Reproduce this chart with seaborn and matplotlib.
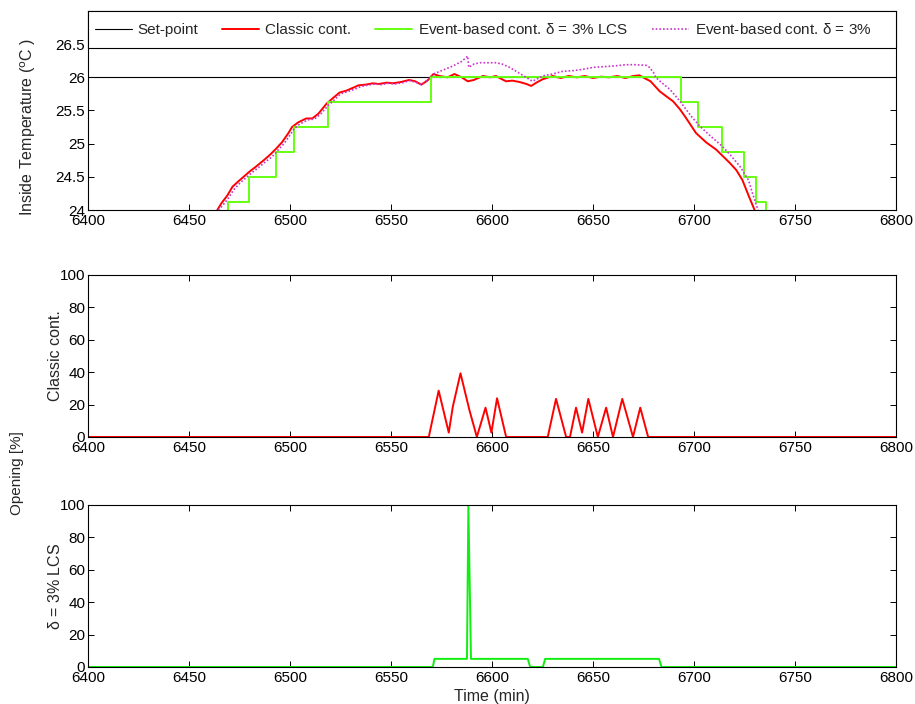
import numpy as np
import pandas as pd
import matplotlib
matplotlib.use("Agg")
import matplotlib.pyplot as plt
from matplotlib.ticker import FuncFormatter
from matplotlib.patches import Rectangle
import seaborn as sns

# ---------------- data ----------------
setpoint_t = [6400, 6800]
setpoint_v = [26.0, 26.0]

classic_t = [6464, 6466, 6469, 6471.5, 6474, 6477, 6480, 6483, 6487, 6490, 6493, 6496,
             6499, 6501, 6504, 6508, 6511, 6514, 6518, 6521, 6524.5, 6528, 6531, 6534,
             6537.6, 6541, 6544, 6548, 6551, 6555, 6559, 6562, 6565, 6568, 6571, 6574,
             6578, 6581.4, 6585, 6588, 6591, 6595.5, 6599, 6602, 6605, 6607, 6610,
             6613.6, 6617, 6619.4, 6622, 6625, 6630, 6634, 6638, 6642, 6646, 6650, 6654,
             6658, 6662, 6666, 6670, 6673, 6676, 6678.5, 6683, 6686, 6689.6, 6693, 6696,
             6701, 6706, 6711, 6717.7, 6721, 6724, 6727, 6730]
classic_v = [24.0, 24.1, 24.22, 24.35, 24.42, 24.5, 24.58, 24.65, 24.75, 24.83, 24.92, 25.02,
             25.15, 25.25, 25.32, 25.38, 25.38, 25.45, 25.6, 25.68, 25.77, 25.8, 25.84, 25.88,
             25.89, 25.91, 25.9, 25.92, 25.91, 25.93, 25.96, 25.94, 25.89, 25.95, 26.05, 26.02,
             26.0, 26.05, 26.0, 25.94, 25.96, 26.02, 26.0, 26.02, 25.97, 25.94, 25.95,
             25.93, 25.9, 25.87, 25.92, 25.97, 26.02, 25.99, 26.02, 26.0, 26.02, 25.99, 26.01,
             26.0, 26.02, 25.99, 26.02, 26.03, 25.98, 25.94, 25.79, 25.72, 25.64, 25.52, 25.39,
             25.16, 25.02, 24.91, 24.71, 24.6, 24.45, 24.22, 24.0]

lcs_t = [6460, 6469.5, 6479.5, 6493, 6502, 6519, 6570, 6693.7, 6702, 6714, 6725, 6730.6,
         6735.6, 6745]
lcs_v = [23.75, 24.125, 24.5, 24.875, 25.25, 25.625, 26.0, 25.625, 25.25, 24.875, 24.5,
         24.125, 23.75, 23.75]

event_t = [6464.5, 6467, 6470, 6472, 6475, 6478, 6481, 6484, 6488, 6491, 6494, 6497, 6500,
           6502, 6505, 6509, 6512, 6515, 6519, 6522, 6525, 6529, 6532, 6535, 6538, 6542,
           6545, 6549, 6552, 6556, 6559, 6562, 6565, 6568, 6571, 6575, 6580.6, 6585, 6588,
           6588.5, 6591, 6594, 6598, 6602, 6605, 6608.7, 6612, 6617, 6620, 6622, 6625, 6630,
           6635, 6640, 6645, 6650, 6655, 6660, 6666.4, 6671, 6676.4, 6678, 6680, 6681, 6684,
           6688, 6692, 6696, 6699, 6703, 6708, 6714, 6718, 6722.7, 6727, 6729, 6731.7]
event_v = [24.0, 24.08, 24.2, 24.3, 24.4, 24.48, 24.56, 24.63, 24.73, 24.8, 24.9, 25.0, 25.13,
           25.22, 25.3, 25.36, 25.37, 25.44, 25.58, 25.66, 25.75, 25.79, 25.82, 25.86, 25.88, 25.9,
           25.89, 25.91, 25.9, 25.92, 25.95, 25.93, 25.89, 25.96, 26.05, 26.1, 26.17, 26.24, 26.32,
           26.15, 26.2, 26.22, 26.22, 26.22, 26.2, 26.15, 26.09, 26.0, 25.94, 25.97, 26.02, 26.05,
           26.09, 26.1, 26.12, 26.15, 26.16, 26.17, 26.19, 26.19, 26.18, 26.15, 26.07, 26.0, 25.92,
           25.82, 25.68, 25.52, 25.4, 25.26, 25.12, 24.96, 24.83, 24.66, 24.45, 24.25, 24.0]

open_classic_t = [6400, 6568.7, 6573.6, 6578.6, 6580.6, 6584.4, 6588.8, 6592.5, 6596.8, 6599.7,
                  6602.5, 6607, 6627.6, 6631.7, 6636.7, 6638.6, 6641.6, 6644.6, 6647.7, 6652.4,
                  6656.5, 6659.9, 6664.5, 6669.8, 6673.4, 6677.3, 6800]
open_classic_v = [0, 0, 28.6, 2.7, 18.7, 39.3, 16.7, 0, 18.1, 2.7,
                  23.9, 0, 0, 23.5, 0, 0, 18.1, 2.7, 23.5, 0,
                  18.1, 0, 23.5, 0, 18.1, 0, 0]

open_lcs_t = [6400, 6570.7, 6571.5, 6587.6, 6588.3, 6589.6, 6617.7, 6618.9, 6625.2, 6626.3,
              6682.7, 6683.9, 6800]
open_lcs_v = [0, 0, 5, 5, 100, 5, 5, 0, 0, 5, 5, 0, 0]

x_ticks = [6400, 6450, 6500, 6550, 6600, 6650, 6700, 6750, 6800]
temp_ticks = [24, 24.5, 25, 25.5, 26, 26.5]
open_ticks = [0, 20, 40, 60, 80, 100]

labels = ["Set-point", "Classic cont.", "Event-based cont. $\\delta$ = 3% LCS",
          "Event-based cont. $\\delta$ = 3%"]

# ---------------- style ----------------
sns.set_theme(style="ticks")
plt.rcParams["font.family"] = ["Liberation Sans", "DejaVu Sans"]
plt.rcParams.update({
    "font.size": 11,
    "axes.linewidth": 0.8,
    "axes.edgecolor": "black",
    "xtick.direction": "in",
    "ytick.direction": "in",
    "xtick.top": True,
    "ytick.right": True,
    "xtick.major.size": 4,
    "ytick.major.size": 4,
    "xtick.major.width": 0.7,
    "ytick.major.width": 0.7,
    "xtick.labelsize": 11,
    "ytick.labelsize": 11,
    "xtick.color": "black",
    "ytick.color": "black",
    "mathtext.fontset": "custom",
    "mathtext.rm": "Liberation Serif",
    "mathtext.it": "Liberation Serif:italic",
    "mathtext.default": "regular",
})

RED = "#ff0000"
GREEN = "#66ff11"
GREEN2 = "#11ee11"
MAG = "#cc33cc"

fig = plt.figure(figsize=(9.15, 7.04), dpi=100)
ax1 = fig.add_axes([0.0962, 0.7017, 0.883, 0.2827])
ax2 = fig.add_axes([0.0962, 0.3793, 0.883, 0.2301])
ax3 = fig.add_axes([0.0962, 0.0526, 0.883, 0.2301])

# top panel
sns.lineplot(x=setpoint_t, y=setpoint_v, ax=ax1, color="black", lw=0.8,
             estimator=None, sort=False, label=labels[0])
sns.lineplot(x=classic_t, y=classic_v, ax=ax1, color=RED, lw=1.4,
             estimator=None, sort=False, label=labels[1])
sns.lineplot(x=lcs_t, y=lcs_v, ax=ax1, color=GREEN, lw=1.4, drawstyle="steps-post",
             estimator=None, sort=False, label=labels[2])
sns.lineplot(x=event_t, y=event_v, ax=ax1, color=MAG, lw=1.2, linestyle=(0, (1, 1.2)),
             estimator=None, sort=False, label=labels[3])

ax1.set_xlim(6400, 6800)
ax1.set_ylim(24, 27)
ax1.set_yticks(temp_ticks)
ax1.yaxis.set_major_formatter(FuncFormatter(lambda v, p: f"{v:g}"))
ax1.set_ylabel("Inside Temperature ($^{\\mathsf{o}}$C )", fontsize=11.5,
               family="Liberation Sans")
ax1.yaxis.set_label_coords(-0.062, 0.42)

# legend: white box across the full width, entries spread inside it
h = 37 / 199
frame = Rectangle((0, 1 - h), 1, h, transform=ax1.transAxes, facecolor="white",
                  edgecolor="black", linewidth=0.8, zorder=5, clip_on=False)
ax1.add_patch(frame)
leg = ax1.legend(loc="center left", bbox_to_anchor=(0, 1 - h, 0.978, h), mode="expand",
                 ncol=4, frameon=False, borderaxespad=0,
                 fontsize=11, handlelength=2.4, handletextpad=0.4,
                 columnspacing=1.0, borderpad=0.45)
leg.set_zorder(10)

# middle panel
sns.lineplot(x=open_classic_t, y=open_classic_v, ax=ax2, color=RED, lw=1.4,
             estimator=None, sort=False)
ax2.set_xlim(6400, 6800)
ax2.set_ylim(0, 100)
ax2.set_yticks(open_ticks)
ax2.set_ylabel("Classic cont.", fontsize=11.5)
ax2.yaxis.set_label_coords(-0.031, 0.5)

# bottom panel
sns.lineplot(x=open_lcs_t, y=open_lcs_v, ax=ax3, color=GREEN2, lw=1.4,
             estimator=None, sort=False)
ax3.set_xlim(6400, 6800)
ax3.set_ylim(0, 100)
ax3.set_yticks(open_ticks)
ax3.set_ylabel("$\\delta$ = 3% LCS", fontsize=11.5)
ax3.yaxis.set_label_coords(-0.031, 0.5)
ax3.set_xlabel("Time (min)", fontsize=11.5, labelpad=2.5)

for ax in (ax1, ax2, ax3):
    ax.set_xticks(x_ticks)
    ax.tick_params(axis="x", pad=3)
    ax.tick_params(axis="y", pad=2)
    for s in ax.spines.values():
        s.set_visible(True)
        s.set_color("black")
        s.set_linewidth(0.8)

fig.text(0.019, 0.328, "Opening [%]", rotation=90, va="center", ha="center", fontsize=11)

fig.savefig("out.png", dpi=100)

__________________________________________________

### AIM
Would you reproduce the lines above, from the very first through the line containing "setpoint_v = [26.0, 26.0]", exactly and without the pictures?

### RESULT
Reproduce this chart with seaborn and matplotlib.
import numpy as np
import pandas as pd
import matplotlib
matplotlib.use("Agg")
import matplotlib.pyplot as plt
from matplotlib.ticker import FuncFormatter
from matplotlib.patches import Rectangle
import seaborn as sns

# ---------------- data ----------------
setpoint_t = [6400, 6800]
setpoint_v = [26.0, 26.0]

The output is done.